Now the story’s author and the courageous, compassionate woman he wrote about are coming to Manchester to talk about what happened on a hike on Mount Washington nearly nine years ago — and what life lessons the rest of us can draw from the tale.
“Footprints in the Snow” is the next event in the Union Leader “Headliners” series. Writer Ty Gagne will moderate a discussion featuring Pam Bales, a veteran hiker and back-country patrol volunteer, and Ken Norton, executive director of NAMI NH (the state chapter of the National Alliance on Mental Illness). The event will be in the Spotlight Room at the Palace Theatre on Sept. 11 from 5 to 7 p.m.
Pam Bales left the firm pavement of the Base Road and stepped onto the snow-covered Jewell Trail to begin her mid-October climb.
Gagne’s story about Bales’ efforts to rescue a despondent man she found after following footprints that led off a hiking trail has been viewed more than 440,000 times on unionleader.com since it was published in the New Hampshire Sunday News on Jan. 5.
Gagne said he never expected his story to become a sensation. But, he said, “In our current environment, I think people just gravitate to stories that have a positive outcome and just show the human side.”
It’s not just another hiker rescue story. There’s a mental health component to it that makes what Bales did that day even more compelling.
“I have always called it an emotional rescue,” Gagne said. “It was as much her rescuing him from those spiraling emotions as it was a physical rescue in an alpine environment.”
And that’s what the Sept. 11 event will focus on, he said: “How can we all be rescuers?”
“And also just recognizing when we’re in need of rescue ourselves, and how important it is not to bury those emotions and to seek help from others when we’re going through a period of darkness,” he said.

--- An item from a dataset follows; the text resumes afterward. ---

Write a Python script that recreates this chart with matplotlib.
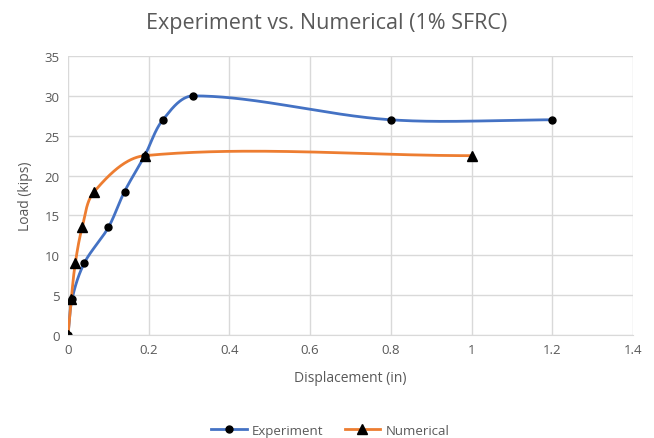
import matplotlib

matplotlib.use("Agg")

import matplotlib.pyplot as plt
import numpy as np

exp_disp = [0, 0.01, 0.04, 0.10, 0.14, 0.19, 0.235, 0.31, 0.80, 1.20]
exp_load = [0, 4.5, 9, 13.5, 18, 22.5, 27, 30, 27, 27]
num_disp = [0, 0.008, 0.018, 0.035, 0.065, 0.19, 1.00]
num_load = [0, 4.5, 9, 13.5, 18, 22.5, 22.5]
x_ticks = [0, 0.2, 0.4, 0.6, 0.8, 1, 1.2, 1.4]
x_tick_labels = ["0", "0.2", "0.4", "0.6", "0.8", "1", "1.2", "1.4"]
y_ticks = [0, 5, 10, 15, 20, 25, 30, 35]

GRAY = "#595959"


def smooth(xs, ys, sx, sy, n=60):
    # Excel-like smoothed line: bezier segments, handles scaled by segment length
    p = np.column_stack([np.asarray(xs) * sx, np.asarray(ys) * sy])
    pts = np.vstack([p[0], p, p[-1]])
    out = []
    t = np.linspace(0, 1, n)[:, None]

    def handle(a, b, c, seg):
        d = c - a
        la = np.linalg.norm(b - a) + np.linalg.norm(c - b)
        if la == 0:
            return np.zeros(2)
        return d / la * seg / 3

    for i in range(1, len(pts) - 2):
        p0, p1, p2, p3 = pts[i - 1], pts[i], pts[i + 1], pts[i + 2]
        seg = np.linalg.norm(p2 - p1)
        c1 = p1 + handle(p0, p1, p2, seg)
        c2 = p2 - handle(p1, p2, p3, seg)
        curve = ((1 - t) ** 3) * p1 + 3 * ((1 - t) ** 2) * t * c1 + 3 * (1 - t) * t ** 2 * c2 + t ** 3 * p2
        out.append(curve)
    out = np.vstack(out)
    return out[:, 0] / sx, out[:, 1] / sy


plt.rcParams["font.family"] = ["Open Sans", "DejaVu Sans"]

fig = plt.figure(figsize=(6.54, 4.39), dpi=100)
ax = fig.add_axes([0.104, 0.2346, 0.864, 0.6355])

sx, sy = 565 / 1.4, 279 / 35
ex, ey = smooth(exp_disp, exp_load, sx, sy)
nx, ny = smooth(num_disp, num_load, sx, sy)

ax.plot(ex, ey, color="#4472C4", linewidth=2)
ax.plot(nx, ny, color="#ED7D31", linewidth=2)
ax.plot(exp_disp, exp_load, linestyle="none", marker="o", markersize=5, color="black")
ax.plot(num_disp, num_load, linestyle="none", marker="^", markersize=6.5, color="black")

ax.set_xlim(0, 1.4)
ax.set_ylim(0, 35)
ax.set_xticks(x_ticks)
ax.set_xticklabels(x_tick_labels)
ax.set_yticks(y_ticks)
ax.grid(color="#d9d9d9", linewidth=1)
ax.set_axisbelow(True)
for side in ["top", "right", "left"]:
    ax.spines[side].set_visible(False)
ax.spines["bottom"].set_color("#d9d9d9")
ax.tick_params(length=0, colors=GRAY, labelsize=9.5, pad=6)

ax.set_xlabel("Displacement (in)", color=GRAY, fontsize=10, labelpad=10)
ax.set_ylabel("Load (kips)", color=GRAY, fontsize=10, labelpad=8)
fig.suptitle("Experiment vs. Numerical (1% SFRC)", color=GRAY, fontsize=15.5, y=0.97)

h1, = ax.plot([], [], color="#4472C4", linewidth=2, marker="o", markersize=5,
              markerfacecolor="black", markeredgecolor="black")
h2, = ax.plot([], [], color="#ED7D31", linewidth=2, marker="^", markersize=6.5,
              markerfacecolor="black", markeredgecolor="black")
leg = fig.legend([h1, h2], ["Experiment", "Numerical"], loc="center",
                 bbox_to_anchor=(0.505, 0.018), ncol=2, frameon=False,
                 fontsize=9.5, handlelength=2.7, handletextpad=0.4, columnspacing=1.6)
for txt in leg.get_texts():
    txt.set_color(GRAY)

fig.savefig("out.png", dpi=100)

Gagne’s story will be republished in Reader’s Digest in its December/January edition, which is sure to bring fresh attention to Bales.
Bales grew up in Lincoln and calls herself a “country mouse.” She is 70 now, but she’s still busy volunteering for back-country patrols in places such as the Grand Canyon and Zion National Park; she was doing just that in Prescott, Ariz., when a reporter reached her last week.
Bales said she thinks she understands why “Footprints in the Snow” resonates with so many readers. “I just think people pull for underdogs,” she said. “They just want good things to happen.”
She’s never seen the hiker she rescued again and doesn’t know his real name. But as Gagne’s story relates, the man later sent a letter expressing gratitude for what Bales did that day.
Bales said she wants to believe that he’s doing well. “I just hope in my heart that he is on the right path,” she said.